Corsi had extensive meetings with top Kenyan officials upon his arrival. His
visit and his activities during his stay have been well-known to authorities
at the highest levels.
A senior immigration official in charge of investigations, Carlos Maluta was quoted by the Associated Press as saying: “We still haven’t decided what to do with him.”
Despite reports elsewhere to the contrary, Corsi has not been arrested or
charged with any offense.
An official with the Embassy of Kenya in Washington said he was unaware of Corsi’s detention. The Ministry of Immigration in Nairobi could not be reached for comment. WND tried again, later, to contact a spokesman for the embassy and was told by a receptionist the official word is that Corsi was not detained. “He’s enjoying his holiday in Kenya,” she said.
Obama has a long history of connections in Kenya, where his father worked as a government economist. Corsi documented this history in his book and went to Kenya to find answers to lingering questions – particularly about the links between the presidential candidate and Kenya Prime Minister Raila Odinga.
Corsi had promised a news conference today that would “expose details of deep secret ties between U.S. Democratic presidential candidate Barack Obama and a section of Kenya government leaders, their connection to certain sectoral groups in Kenya and subsequent plot to be executed in Kenya should Senator Obama win the American presidency.”

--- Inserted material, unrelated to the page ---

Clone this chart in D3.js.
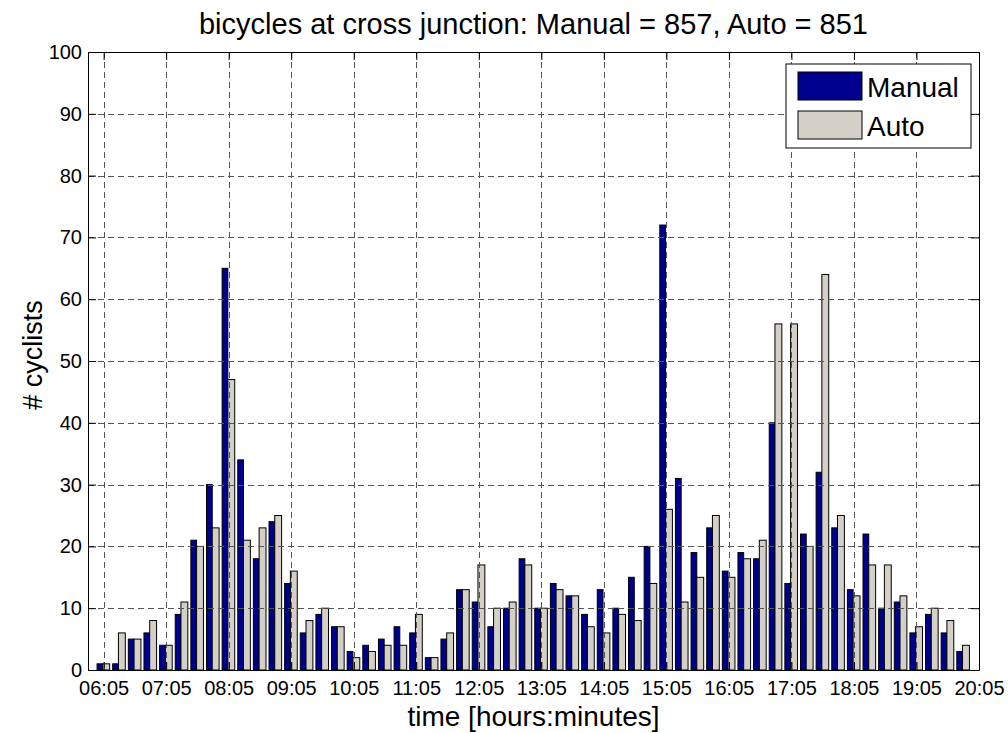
<!DOCTYPE html>
<html>
<head>
<meta charset="utf-8">
<script src="https://cdn.jsdelivr.net/npm/d3@7"></script>
<style>
  html, body { margin: 0; padding: 0; background: #ffffff; }
  svg { display: block; font-family: "Liberation Sans", Arial, Helvetica, sans-serif; }
</style>
</head>
<body>
<svg id="chart" width="1008" height="733"></svg>
<script>
// 15-minute counting intervals (interval start times)
const times = [
  "06:05","06:20","06:35","06:50","07:05","07:20","07:35","07:50",
  "08:05","08:20","08:35","08:50","09:05","09:20","09:35","09:50",
  "10:05","10:20","10:35","10:50","11:05","11:20","11:35","11:50",
  "12:05","12:20","12:35","12:50","13:05","13:20","13:35","13:50",
  "14:05","14:20","14:35","14:50","15:05","15:20","15:35","15:50",
  "16:05","16:20","16:35","16:50","17:05","17:20","17:35","17:50",
  "18:05","18:20","18:35","18:50","19:05","19:20","19:35","19:50"
];

// cyclists counted by hand per interval
const manual = [
  1, 1, 5, 6, 4, 9, 21, 30,
  65, 34, 18, 24, 14, 6, 9, 7,
  3, 4, 5, 7, 6, 2, 5, 13,
  11, 7, 10, 18, 10, 14, 12, 9,
  13, 10, 15, 20, 72, 31, 19, 23,
  16, 19, 18, 40, 14, 22, 32, 23,
  13, 22, 10, 11, 6, 9, 6, 3
];

// cyclists counted by the automatic detector per interval
const auto = [
  1, 6, 5, 8, 4, 11, 20, 23,
  47, 21, 23, 25, 16, 8, 10, 7,
  2, 3, 4, 4, 9, 2, 6, 13,
  17, 10, 11, 17, 10, 13, 12, 7,
  6, 9, 8, 14, 26, 11, 15, 25,
  15, 18, 21, 56, 56, 20, 64, 25,
  12, 17, 17, 12, 7, 10, 8, 4
];

const seriesNames = ["Manual", "Auto"];
const xTickLabels = ["06:05","07:05","08:05","09:05","10:05","11:05","12:05",
                     "13:05","14:05","15:05","16:05","17:05","18:05","19:05","20:05"];
const yTicks = [0, 10, 20, 30, 40, 50, 60, 70, 80, 90, 100];
const xDomain = ["05:50", "20:05"];

const colors = { Manual: "#00008f", Auto: "#d4d0c8" };

const toMin = s => { const [h, m] = s.split(":").map(Number); return h * 60 + m; };

const svg = d3.select("#chart");
const plot = { left: 88, right: 979, top: 52, bottom: 670 };

const x = d3.scaleLinear()
  .domain(xDomain.map(toMin))
  .range([plot.left, plot.right]);
const y = d3.scaleLinear()
  .domain([0, 100])
  .range([plot.bottom, plot.top]);

// plot background
svg.append("rect")
  .attr("x", plot.left).attr("y", plot.top)
  .attr("width", plot.right - plot.left).attr("height", plot.bottom - plot.top)
  .attr("fill", "#ffffff");

// grouped bars: manual left of the interval mark, auto right of it
const data = times.map((t, i) => ({ t: toMin(t), Manual: manual[i], Auto: auto[i] }));
const offsets = { Manual: [-6.3, -0.8], Auto: [-0.8, 5.8] };

seriesNames.forEach(name => {
  svg.append("g")
    .selectAll("rect")
    .data(data)
    .join("rect")
    .attr("x", d => x(d.t + offsets[name][0]))
    .attr("width", d => x(d.t + offsets[name][1]) - x(d.t + offsets[name][0]))
    .attr("y", d => y(d[name]))
    .attr("height", d => y(0) - y(d[name]))
    .attr("fill", colors[name])
    .attr("stroke", "#000")
    .attr("stroke-width", 1);
});

// dashed grid drawn over the bars
const grid = svg.append("g")
  .attr("stroke", "#555")
  .attr("stroke-width", 1)
  .attr("stroke-dasharray", "6,4");
grid.selectAll("line.gx")
  .data(xTickLabels.map(toMin))
  .join("line")
  .attr("x1", d => Math.round(x(d)) + 0.5).attr("x2", d => Math.round(x(d)) + 0.5)
  .attr("y1", plot.top).attr("y2", plot.bottom);
grid.selectAll("line.gy")
  .data(yTicks.slice(1, -1))
  .join("line")
  .attr("y1", d => Math.round(y(d)) + 0.5).attr("y2", d => Math.round(y(d)) + 0.5)
  .attr("x1", plot.left).attr("x2", plot.right);

// axes with inward ticks on all four sides
const tickLen = 8;
const xAxisBottom = d3.axisBottom(x)
  .tickValues(xTickLabels.map(toMin))
  .tickFormat((d, i) => xTickLabels[i])
  .tickSizeInner(-tickLen).tickSizeOuter(0).tickPadding(tickLen + 3);
const xAxisTop = d3.axisTop(x)
  .tickValues(xTickLabels.map(toMin))
  .tickFormat("")
  .tickSizeInner(-tickLen).tickSizeOuter(0);
const yAxisLeft = d3.axisLeft(y)
  .tickValues(yTicks)
  .tickSizeInner(-tickLen).tickSizeOuter(0).tickPadding(tickLen - 2);
const yAxisRight = d3.axisRight(y)
  .tickValues(yTicks)
  .tickFormat("")
  .tickSizeInner(-tickLen).tickSizeOuter(0);

function styleAxis(g) {
  g.select(".domain").attr("stroke", "#000").attr("stroke-width", 1);
  g.selectAll(".tick line").attr("stroke", "#000");
  g.selectAll(".tick text").attr("fill", "#000").style("font-size", "20px");
}

svg.append("g").attr("transform", `translate(0,${plot.bottom})`).call(xAxisBottom).call(styleAxis);
svg.append("g").attr("transform", `translate(0,${plot.top})`).call(xAxisTop).call(styleAxis);
svg.append("g").attr("transform", `translate(${plot.left},0)`).call(yAxisLeft).call(styleAxis);
svg.append("g").attr("transform", `translate(${plot.right},0)`).call(yAxisRight).call(styleAxis);

// titles
const total = a => d3.sum(a);
svg.append("text")
  .attr("x", (plot.left + plot.right) / 2).attr("y", 34)
  .attr("text-anchor", "middle")
  .style("font-size", "29px")
  .text(`bicycles at cross junction: Manual = ${total(manual)}, Auto = ${total(auto)}`);

svg.append("text")
  .attr("x", (plot.left + plot.right) / 2).attr("y", 726)
  .attr("text-anchor", "middle")
  .style("font-size", "28px")
  .text("time [hours:minutes]");

svg.append("text")
  .attr("transform", `translate(42,${(plot.top + plot.bottom) / 2 - 6}) rotate(-90)`)
  .attr("text-anchor", "middle")
  .style("font-size", "27px")
  .text("# cyclists");

// legend
const legend = svg.append("g");
legend.append("rect")
  .attr("x", 786).attr("y", 64).attr("width", 185).attr("height", 84)
  .attr("fill", "#fff").attr("stroke", "#000");
seriesNames.forEach((name, i) => {
  legend.append("rect")
    .attr("x", 798).attr("y", 72 + i * 39).attr("width", 64).attr("height", 28)
    .attr("fill", colors[name]).attr("stroke", "#000");
  legend.append("text")
    .attr("x", 867).attr("y", 97 + i * 39)
    .style("font-size", "28px")
    .text(name);
});
</script>
</body>
</html>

Meanwhile, the management of the hotel where Corsi was scheduled to hold the press conference has repudiated its plans to provide the facility.

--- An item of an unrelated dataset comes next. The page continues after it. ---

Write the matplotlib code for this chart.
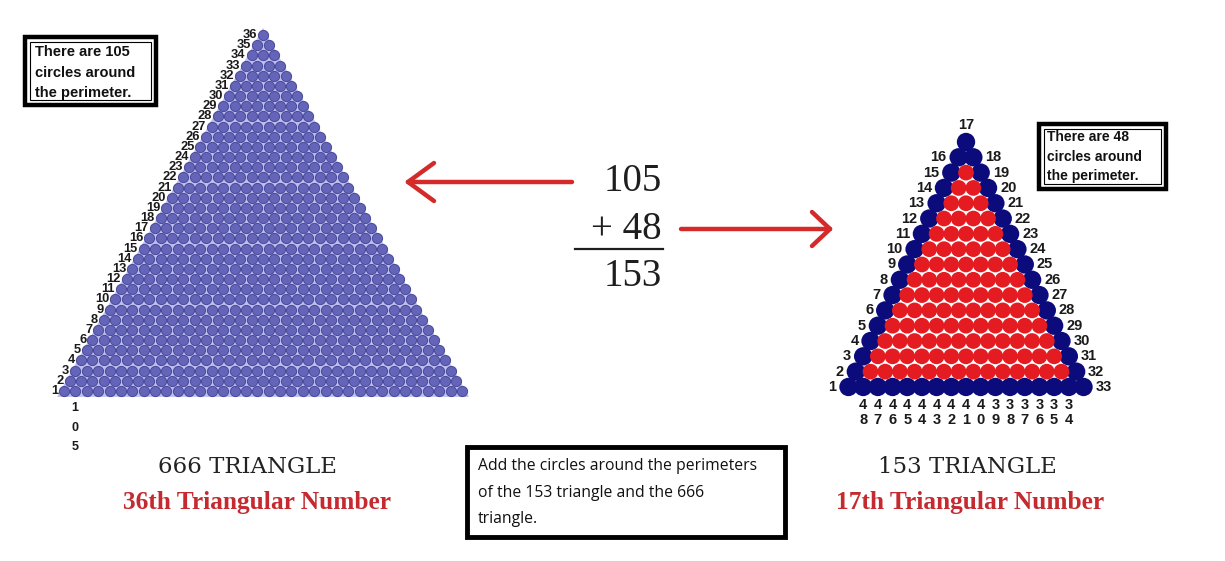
import matplotlib
matplotlib.use("Agg")
import matplotlib.pyplot as plt
from matplotlib.patches import Rectangle, Polygon

# ---------------- data ----------------
left_rows = 36                      # 666 = 36th triangular number
right_rows = 17                     # 153 = 17th triangular number
left_perimeter = 105
right_perimeter = 48
sum_total = 153
left_edge_labels = list(range(1, 37))          # numbers along left edge of 666 triangle
left_bottom_label = ["1", "0", "5"]
right_left_labels = list(range(1, 18))         # 1 (bottom-left) .. 17 (apex)
right_right_labels = list(range(18, 34))       # 18 .. 33 (bottom-right)
right_bottom_labels = list(range(48, 33, -1))  # 48 .. 34 along the base
box_left_text = ["There are 105", "circles around", "the perimeter."]
box_right_text = ["There are 48", "circles around", "the perimeter."]
box_bottom_text = ["Add the circles around the perimeters",
                   "of the 153 triangle and the 666",
                   "triangle."]
title_left = ["666 TRIANGLE", "36th Triangular Number"]
title_right = ["153 TRIANGLE", "17th Triangular Number"]

# ---------------- figure ----------------
fig = plt.figure(figsize=(12.25, 5.61), dpi=100)
ax = fig.add_axes([0, 0, 1, 1])
ax.set_xlim(0, 1225)
ax.set_ylim(561, 0)
ax.axis("off")


def tri_points(n, cx, top, dx, dy):
    pts = []
    for i in range(n):
        for j in range(i + 1):
            x = cx + (j - i / 2.0) * dx
            y = top + i * dy
            per = (i == n - 1) or (j == 0) or (j == i)
            pts.append((x, y, i, j, per))
    return pts


# ---------- left (666) triangle ----------
Lcx, Ltop, Ldx, Ldy = 263, 35, 11.37, 10.17
lp = tri_points(left_rows, Lcx, Ltop, Ldx, Ldy)
lbot = Ltop + (left_rows - 1) * Ldy
lhalf = (left_rows - 1) * Ldx / 2
ax.add_patch(Polygon([(Lcx, Ltop - 7), (Lcx - lhalf - 7, lbot + 6), (Lcx + lhalf + 7, lbot + 6)],
                     closed=True, facecolor="#c0c0f0", edgecolor="none", zorder=1))
ax.scatter([p[0] for p in lp], [p[1] for p in lp], s=54, c="#6464b8",
           edgecolors="#48489a", linewidths=0.7, zorder=2)
for k in left_edge_labels:
    i = left_rows - k
    x = Lcx - i / 2.0 * Ldx
    y = Ltop + i * Ldy
    ax.text(x - 6, y, str(k), ha="right", va="center", fontsize=9.3,
            fontweight="bold", color="#1a1a1a", family="Liberation Sans", zorder=3)
for m, ch in enumerate(left_bottom_label):
    ax.text(75, 408 + m * 19.5, ch, ha="center", va="center", fontsize=9,
            fontweight="bold", color="#1a1a1a", family="Liberation Sans")

# ---------- right (153) triangle ----------
Rcx, Rtop, Rdx, Rdy = 966, 142, 14.69, 15.31
rp = tri_points(right_rows, Rcx, Rtop, Rdx, Rdy)
per = [p for p in rp if p[4]]
inner = [p for p in rp if not p[4]]
ax.scatter([p[0] for p in per], [p[1] for p in per], s=175, c="#0b0b7c",
           edgecolors="none", zorder=2)
ax.scatter([p[0] for p in inner], [p[1] for p in inner], s=128, c="#e51b22",
           edgecolors="none", zorder=3)

lab = dict(fontsize=10.5, fontweight="bold", color="#1a1a1a", family="Liberation Sans")
for k in right_left_labels:
    i = right_rows - k
    x = Rcx - i / 2.0 * Rdx
    y = Rtop + i * Rdy
    if k == right_rows:
        ax.text(x, y - 17, str(k), ha="center", va="center", **lab)
    else:
        ax.text(x - 12, y, str(k), ha="right", va="center", **lab)
for idx, k in enumerate(right_right_labels):
    i = idx + 1
    x = Rcx + i / 2.0 * Rdx
    y = Rtop + i * Rdy
    ax.text(x + 12, y, str(k), ha="left", va="center", **lab)
rbot = Rtop + (right_rows - 1) * Rdy
for idx, k in enumerate(right_bottom_labels):
    j = idx + 1
    x = Rcx + (j - (right_rows - 1) / 2.0) * Rdx
    s = str(k)
    ax.text(x, rbot + 18, s[0], ha="center", va="center", **lab)
    ax.text(x, rbot + 33, s[1], ha="center", va="center", **lab)

# ---------- boxes ----------
def framed_box(x0, y0, x1, y1, lines, x_text, y_first, dy, **kw):
    ax.add_patch(Rectangle((x0, y0), x1 - x0, y1 - y0, fill=False,
                           edgecolor="black", linewidth=3.2, zorder=4))
    ax.add_patch(Rectangle((x0 + 5, y0 + 5), x1 - x0 - 10, y1 - y0 - 10, fill=False,
                           edgecolor="black", linewidth=0.8, zorder=4))
    for n, t in enumerate(lines):
        ax.text(x_text, y_first + n * dy, t, ha="left", va="center", zorder=5, **kw)


framed_box(25, 37, 156, 105, box_left_text, 35, 52, 20.5,
           fontsize=10.5, fontweight="bold", color="#111111", family="Liberation Sans")
framed_box(1039, 124, 1166, 189, box_right_text, 1047, 137, 19.5,
           fontsize=10, fontweight="bold", color="#111111", family="Liberation Sans")

ax.add_patch(Rectangle((467, 447), 318, 90, fill=False, edgecolor="black",
                       linewidth=3.5, zorder=4))
for n, t in enumerate(box_bottom_text):
    ax.text(478, 466 + n * 26.5, t, ha="left", va="center", fontsize=11.3,
            color="#111111", family="Open Sans")

# ---------- titles ----------
ax.text(247, 467, title_left[0], ha="center", va="center", fontsize=16.5,
        color="#222222", family="DejaVu Serif")
ax.text(257, 503, title_left[1], ha="center", va="center", fontsize=18.3,
        fontweight="bold", color="#c42a2f", family="Liberation Serif")
ax.text(967, 467, title_right[0], ha="center", va="center", fontsize=16.5,
        color="#222222", family="DejaVu Serif")
ax.text(970, 502, title_right[1], ha="center", va="center", fontsize=18.3,
        fontweight="bold", color="#c42a2f", family="Liberation Serif")

# ---------- sum in the middle ----------
ax.text(662, 181, f"{left_perimeter}", ha="right", va="center", fontsize=28,
        color="#1e1e1e", family="Liberation Serif")
ax.text(662, 229, f"+ {right_perimeter}", ha="right", va="center", fontsize=28,
        color="#1e1e1e", family="Liberation Serif")
ax.plot([575, 663], [249, 249], color="#1e1e1e", linewidth=1.6)
ax.text(662, 276, f"{sum_total}", ha="right", va="center", fontsize=28,
        color="#1e1e1e", family="Liberation Serif")

# ---------- arrows ----------
red = "#d52a2a"
akw = dict(color=red, linewidth=3.2, solid_capstyle="round", zorder=3)
ax.plot([572, 408], [182, 182], **akw)
ax.plot([408, 434], [182, 163], **akw)
ax.plot([408, 434], [182, 201], **akw)
ax.plot([681, 830], [229, 229], **akw)
ax.plot([830, 812], [229, 212], **akw)
ax.plot([830, 812], [229, 246], **akw)

fig.savefig("out.png", dpi=100, facecolor="white")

In a press release, the hotel said: “We would like to assure our business partners and the public at large that Laico Regency Hotel is a law-abiding institution and does not condone any smear campaigns. The management cannot allow such activities to take place.”

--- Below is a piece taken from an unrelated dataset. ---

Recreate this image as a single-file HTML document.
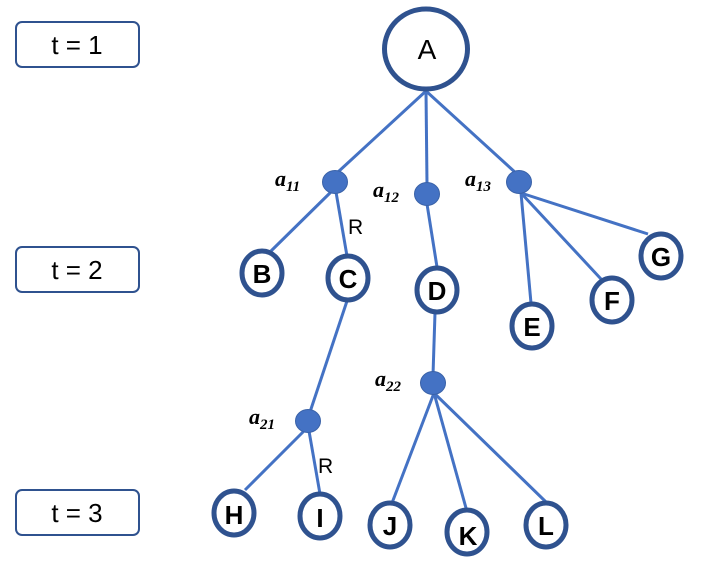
<!DOCTYPE html>
<html><head><meta charset="utf-8"><style>
html,body{margin:0;padding:0;background:#fff;}
svg{display:block;}
.n{fill:#fff;stroke:#2F528F;stroke-width:5;}
.d{fill:#4472C4;stroke:#3A62A8;stroke-width:1;}
.l{stroke:#4472C4;stroke-width:3;fill:none;}
.t{font-family:"Liberation Sans",sans-serif;font-size:26px;fill:#000;text-anchor:middle;}
.b{font-family:"Liberation Sans",sans-serif;font-size:26px;font-weight:bold;fill:#000;text-anchor:middle;}
.a{font-family:"Liberation Serif",serif;font-style:italic;font-weight:bold;font-size:22px;fill:#000;}
.s{font-family:"Liberation Serif",serif;font-weight:bold;font-size:15px;}
.r{font-family:"Liberation Sans",sans-serif;font-size:21px;fill:#000;}
</style></head><body>
<svg width="707" height="569" viewBox="0 0 707 569">
<rect x="16" y="22" width="123" height="45" rx="6" fill="#fff" stroke="#2F528F" stroke-width="2"/>
<rect x="16" y="247" width="123" height="45" rx="6" fill="#fff" stroke="#2F528F" stroke-width="2"/>
<rect x="16" y="490" width="123" height="45" rx="6" fill="#fff" stroke="#2F528F" stroke-width="2"/>
<text class="t" x="77" y="54">t = 1</text>
<text class="t" x="77" y="279">t = 2</text>
<text class="t" x="77" y="522">t = 3</text>
<g class="l">
<line x1="426" y1="91" x2="338" y2="172"/>
<line x1="426" y1="91" x2="427" y2="184"/>
<line x1="426" y1="91" x2="517" y2="174"/>
<line x1="333" y1="190" x2="271" y2="251"/>
<line x1="336" y1="192" x2="347" y2="256"/>
<line x1="427" y1="204" x2="437" y2="267"/>
<line x1="521" y1="193" x2="531" y2="303"/>
<line x1="521" y1="193" x2="601" y2="279"/>
<line x1="521" y1="193" x2="648" y2="234"/>
<line x1="347" y1="301" x2="310" y2="412"/>
<line x1="306" y1="429" x2="245" y2="490"/>
<line x1="309" y1="431" x2="320" y2="494"/>
<line x1="435" y1="313" x2="433" y2="375"/>
<line x1="434" y1="393" x2="392" y2="503"/>
<line x1="434" y1="393" x2="466" y2="508"/>
<line x1="434" y1="393" x2="546" y2="502"/>
</g>
<ellipse class="n" cx="426" cy="49" rx="41.5" ry="40"/>
<text class="b" x="427" y="59" style="font-weight:normal;font-size:28px">A</text>
<ellipse class="n" cx="262" cy="273" rx="20" ry="22"/><text class="b" x="262" y="283">B</text>
<ellipse class="n" cx="348" cy="278" rx="20" ry="22"/><text class="b" x="348" y="288">C</text>
<ellipse class="n" cx="437" cy="290" rx="20" ry="22"/><text class="b" x="437" y="300">D</text>
<ellipse class="n" cx="532" cy="326" rx="20" ry="22"/><text class="b" x="532" y="336">E</text>
<ellipse class="n" cx="612" cy="300" rx="20" ry="22"/><text class="b" x="612" y="310">F</text>
<ellipse class="n" cx="661" cy="256" rx="20" ry="22"/><text class="b" x="661" y="266">G</text>
<ellipse class="n" cx="234" cy="513" rx="20" ry="22"/><text class="b" x="234" y="524">H</text>
<ellipse class="n" cx="320" cy="516" rx="20" ry="22"/><text class="b" x="320" y="527">I</text>
<ellipse class="n" cx="390" cy="525" rx="20" ry="22"/><text class="b" x="390" y="535">J</text>
<ellipse class="n" cx="467" cy="532" rx="20" ry="22"/><text class="b" x="468" y="545">K</text>
<ellipse class="n" cx="546" cy="525" rx="20" ry="22"/><text class="b" x="546" y="535">L</text>
<ellipse class="d" cx="335" cy="182" rx="12.5" ry="11.5"/>
<ellipse class="d" cx="427" cy="194" rx="12.5" ry="11.5"/>
<ellipse class="d" cx="519" cy="182" rx="12.5" ry="11.5"/>
<ellipse class="d" cx="308" cy="421" rx="12.5" ry="11.5"/>
<ellipse class="d" cx="433" cy="383" rx="12.5" ry="11.5"/>
<text class="a" x="275" y="186">a<tspan class="s" dy="5">11</tspan></text>
<text class="a" x="373" y="197">a<tspan class="s" dy="5">12</tspan></text>
<text class="a" x="465" y="186">a<tspan class="s" dy="5">13</tspan></text>
<text class="a" x="249" y="424">a<tspan class="s" dy="5">21</tspan></text>
<text class="a" x="375" y="386">a<tspan class="s" dy="5">22</tspan></text>
<text class="r" x="348" y="234">R</text>
<text class="r" x="318" y="473">R</text>
</svg>
</body></html>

Sen. Barack Obama with Raila Odinga
Corsi told WND he has been assured he will be released soon. He had planned to leave the country tomorrow, arriving in London first and the U.S. Friday.
A hotel worker in Nairobi told Reuters Corsi was picked up as soon as he
walked into the hotel for the scheduled press conference: “He was walking in
and then some immigration officers who were following him snatched him. It
happened so fast, they just vanished with him.”
“Obama is revered in Kenya for his paternal roots here and as a flagbearer
for Africa on the international stage,” explained the Reuters dispatch.
Kenyan TV station KTN said Corsi may be sent home due to lack of a work
permit. However, Corsi met with top officials in Nairobi earlier this week
explaining in detail the purpose of his visit and sharing copies of his news
releases and books.
Corsi told WND Editor Joseph Farah by telephone that Kenyan authorities claimed they were holding him because the immigration forms his party filled out for customs had been lost.
Corsi was set to show Obama and Odinga have been in direct contact since the senator’s visit to Kenya in 2006. He was to claim Obama advised Odinga on campaign strategy and helped him raise money in the U.S. for the Kenya presidential campaign.
Corsi was to report Odinga’s 2007 presidential campaign strategy called for exploiting anti-Kikuyu tribal sentiments, claiming victory and charging voter fraud even if the campaign knew the election had been legitimately lost. Odinga, Corsi said, also was willing to fan the flames of ethnic tribal tensions and use violence as a last resort by calling for mass action that led to the destruction of properties, injuries, loss of life and the displacement of over 500,000 Kenyans. The purpose was to compel the Electoral Commission of Kenya to declare him the winner or enable him to declare himself the winner by force.
Even though Odinga has not fulfilled his campaign promises to the Muslims who voted for him, he continues to cause concern among Kenyans because he has not declared his position on Shariah law, Corsi said.
Corsi said Obama remained in active phone contact with Odinga through the New Hampshire Democratic Party primary in January. The Illinois senator continued to support Odinga, he said, turning a blind eye to an agreement signed with Muslims and the post-election violence instigated as part of the campaign strategy.